Like mentioned before it will depend on the residency. My residency we do a lot of impatient. We have our own service with our clinic patients (FM doc can and do air their own patients to the hospital and follow them). Our ICU is open so we follow our patients in the ICU as well and consult critical care if we need them. We also do a month on ICU with the IM residents. We also do impatient rotations with the IM residents that come to our hospital too. FM does more clinic. The IM residents typically have 1 half day of clinic a week. As a pgy 3 FM I'm in clinic about 2.5 to 3 days a week. We can take care of peds. We do women's health (IM typically does not). FM does more than preventative care. We manage diabetes, HTN, hyperlipidema, thyroid issues, obesity, depression, anxiety, chronic pain, social issues, etc. we coordinate care with specialist when needed. we do not refer everything to specialists. We can do OB. FM can do hospitalist, urgent care, ER, outpatient only, both outpatient and inpatient, full scope with OB. I do think FM is trained better at outpatient which deals with socials issues as well as patient's medical problems. When trying to decide you need Start thinking what you want to do after residency. If you do not like peds at all and do not want to do women's health at all then IM is probably a better choice.
 
Thanks you guys for taking the time to share. I'm really liking the "swiss army knife" aspects of FM.
 
Thanks you guys for taking the time to share. I'm really liking the "swiss army knife" aspects of FM.

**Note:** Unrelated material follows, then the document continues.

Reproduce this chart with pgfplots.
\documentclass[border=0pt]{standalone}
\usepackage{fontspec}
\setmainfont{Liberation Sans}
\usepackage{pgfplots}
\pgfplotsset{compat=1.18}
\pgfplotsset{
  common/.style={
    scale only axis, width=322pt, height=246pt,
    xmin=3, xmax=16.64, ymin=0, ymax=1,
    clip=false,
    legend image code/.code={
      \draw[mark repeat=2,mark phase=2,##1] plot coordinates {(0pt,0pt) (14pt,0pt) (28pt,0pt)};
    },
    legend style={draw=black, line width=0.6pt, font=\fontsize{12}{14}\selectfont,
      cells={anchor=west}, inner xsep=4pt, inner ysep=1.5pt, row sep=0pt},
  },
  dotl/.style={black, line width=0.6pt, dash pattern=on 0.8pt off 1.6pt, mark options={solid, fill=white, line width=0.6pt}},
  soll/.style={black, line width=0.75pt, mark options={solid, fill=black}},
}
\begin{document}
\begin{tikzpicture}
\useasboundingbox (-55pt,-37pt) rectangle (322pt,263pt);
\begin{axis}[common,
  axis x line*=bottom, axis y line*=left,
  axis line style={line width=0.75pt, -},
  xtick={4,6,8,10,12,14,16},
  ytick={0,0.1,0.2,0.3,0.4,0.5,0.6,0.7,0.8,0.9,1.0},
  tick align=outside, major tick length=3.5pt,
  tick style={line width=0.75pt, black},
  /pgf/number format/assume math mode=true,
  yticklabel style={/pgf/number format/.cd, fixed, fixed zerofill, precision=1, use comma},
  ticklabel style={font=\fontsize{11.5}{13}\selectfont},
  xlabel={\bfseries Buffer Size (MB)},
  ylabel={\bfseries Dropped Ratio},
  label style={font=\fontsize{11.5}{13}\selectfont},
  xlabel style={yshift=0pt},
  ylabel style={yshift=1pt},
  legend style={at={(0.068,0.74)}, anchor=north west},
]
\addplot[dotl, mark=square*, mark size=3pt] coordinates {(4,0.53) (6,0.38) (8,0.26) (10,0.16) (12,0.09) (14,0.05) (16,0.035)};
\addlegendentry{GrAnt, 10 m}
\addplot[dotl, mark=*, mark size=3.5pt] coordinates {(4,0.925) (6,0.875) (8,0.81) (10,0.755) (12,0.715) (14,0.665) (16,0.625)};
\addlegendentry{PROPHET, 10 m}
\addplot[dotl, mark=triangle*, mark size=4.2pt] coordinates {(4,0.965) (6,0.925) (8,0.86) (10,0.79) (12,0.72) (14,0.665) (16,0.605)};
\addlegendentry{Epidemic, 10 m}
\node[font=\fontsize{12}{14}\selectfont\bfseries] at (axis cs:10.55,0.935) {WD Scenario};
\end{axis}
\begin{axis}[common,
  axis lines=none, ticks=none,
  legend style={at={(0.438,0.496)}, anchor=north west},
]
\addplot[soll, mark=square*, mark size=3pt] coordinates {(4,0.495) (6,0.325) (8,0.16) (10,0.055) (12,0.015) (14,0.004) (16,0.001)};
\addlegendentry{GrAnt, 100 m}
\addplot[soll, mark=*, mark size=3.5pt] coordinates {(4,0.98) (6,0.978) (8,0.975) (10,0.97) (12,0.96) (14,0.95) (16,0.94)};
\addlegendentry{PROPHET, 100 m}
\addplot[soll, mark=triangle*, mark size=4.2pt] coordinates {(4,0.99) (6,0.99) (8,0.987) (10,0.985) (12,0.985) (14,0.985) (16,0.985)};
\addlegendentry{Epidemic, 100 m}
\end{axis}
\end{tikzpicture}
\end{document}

For another perspective -- I trained at a University based, opposed residency in the SouthWest in FM --

We had 6 months of hospital medicine, spread out over 3 years, 2 months of OB, 1 month of ER (both adult and pedi), 1 month of inpatient peds, 1 month of outpatient peds and 1 month of ICU (we were actually second years but sent in there as interns), 6 weeks of Geriatrics and a bunch of electives --- along with 3 months of night float.

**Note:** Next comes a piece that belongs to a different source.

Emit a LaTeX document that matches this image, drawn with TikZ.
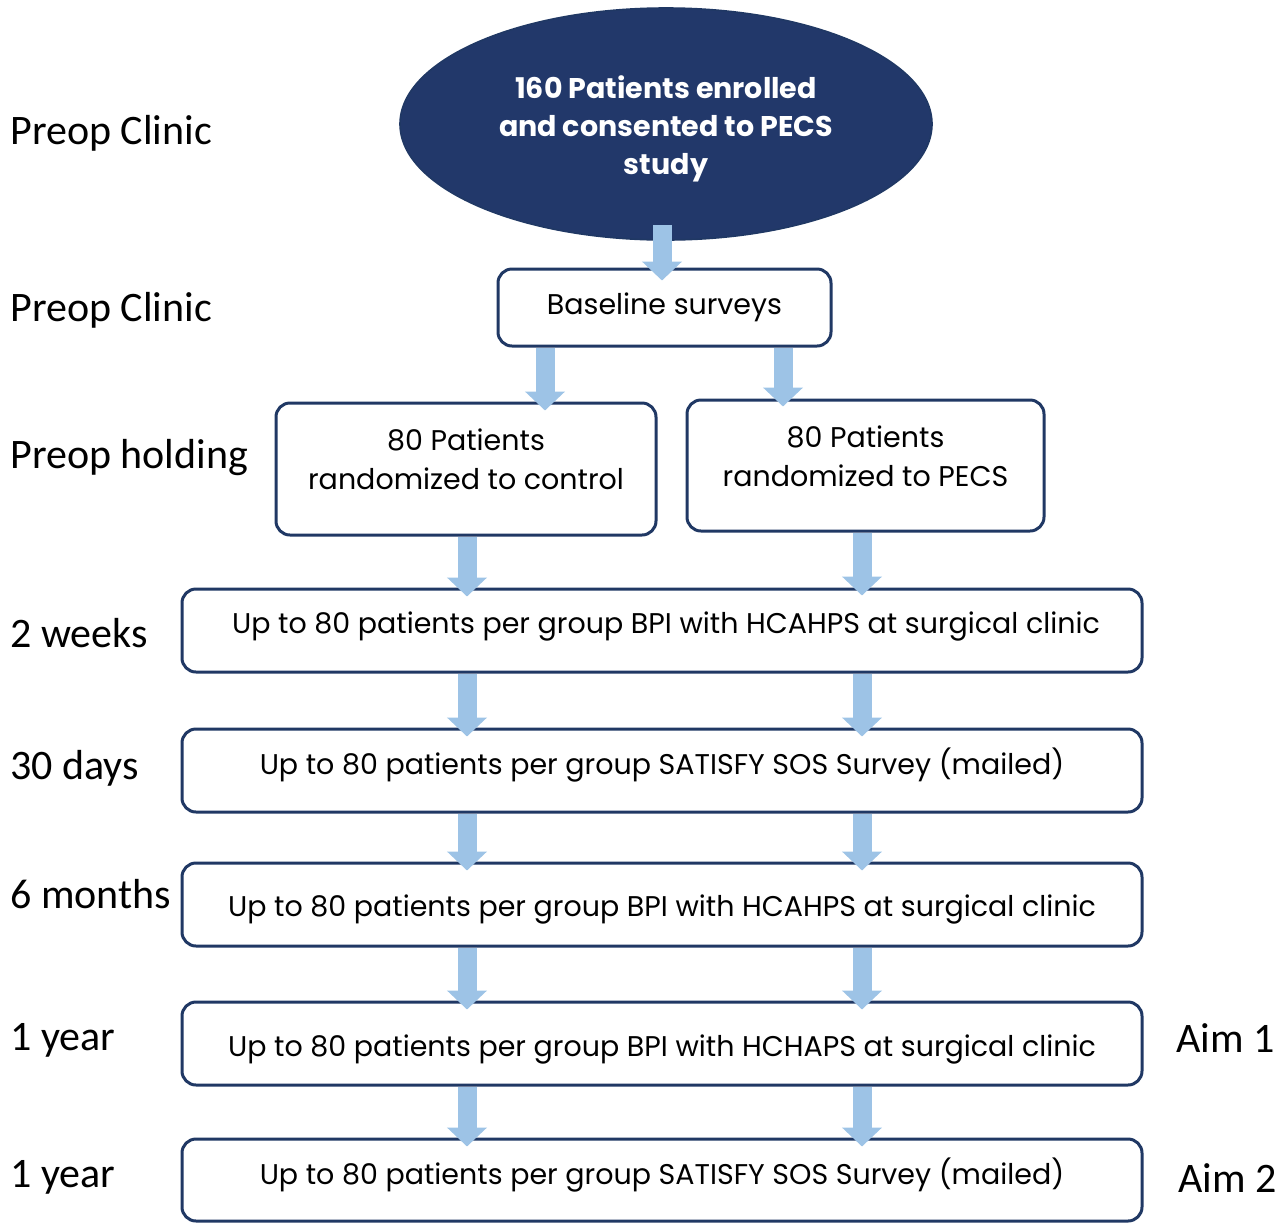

The IM guys had 6 months of wards and 6 months of ICU their first year, then they had ward months as the senior with 2 interns and a bunch of time with ologists -- don't know what else but they were always in the hospital as the program was hospitalist/preparing for specialties heavy --

While I would like to have a bunch of ICU and know WTF I'm doing in there, in the end, my family was more important than my career ---

So I'm now happily working in an outpatient clinic, taking hospital call once a month, seeing everything from peds to not so peds and shipping out what I don't feel comfortable handling....

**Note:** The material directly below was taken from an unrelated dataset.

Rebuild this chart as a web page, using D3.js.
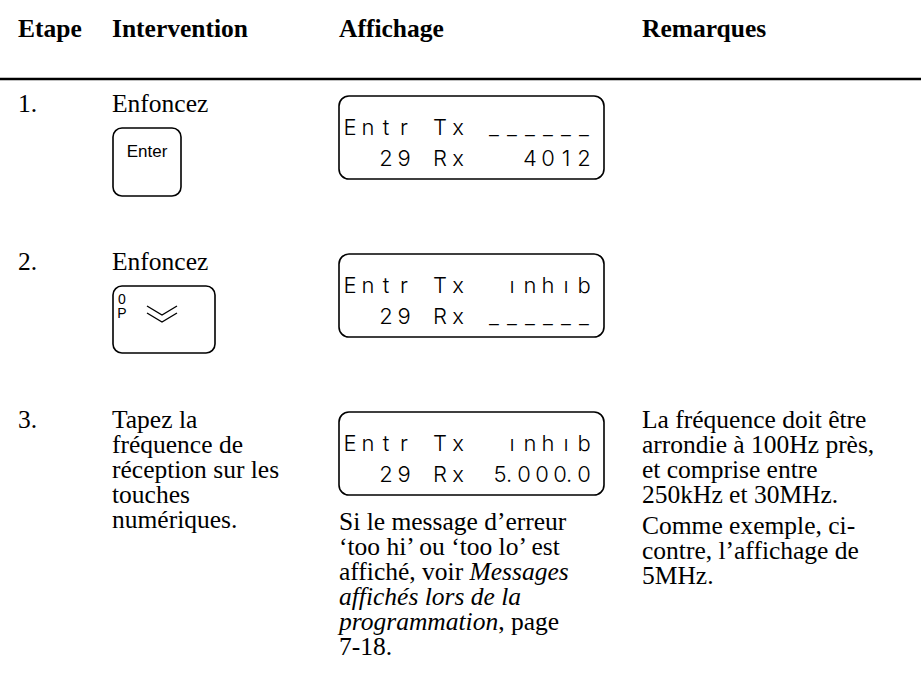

What sort of life do you want -- and the nice thing about medicine - you can always go back for retraining if needed.
 
cant you live that life doing outpatient im too though?
 
Thanks you guys for taking the time to share. I'm really liking the "swiss army knife" aspects of FM.
As you can see, there are so many components you can incorporate. The primary determining factor of what you can and can't do will be comfort in doing it (obviously you won't be doing SVDs if you hadn't done any for 20 years) and location of practice. The more specialists there are, the harder in general it will be to get privileges. Working at a University hospital? Probably not going to be a hospitalist or work in the ICU. Working in downtown NYC? Probably not going to be doing any deliveries. Just don't fall into the "ship it out" mentality and you'll have a varied practice.
 
There can be huge differences in IM and FP depending on the location. Overall IM is mostly inpatient things, with lots more ICU time and other subspecialty services during residency. FP is mostly outpatient. Patient acuity is lower but volume is generally higher. FP rotates through inpatient services and ICU as well, but there isn't as much of an emphasis on that. In the city, most large academic centers will higher IM for hospitalist jobs and even out patient jobs. They higher pediatricians to see kids and ob/gyn to see women. Most of the FP doctors in big city are associated with huge hospital groups in the city that are generally less academic oriented.

So basically, its going to depend on what you want. Do you like inpatient more or outpatient more? There is obviously some cross over/exceptions but for the most part, thats where the lines are drawn.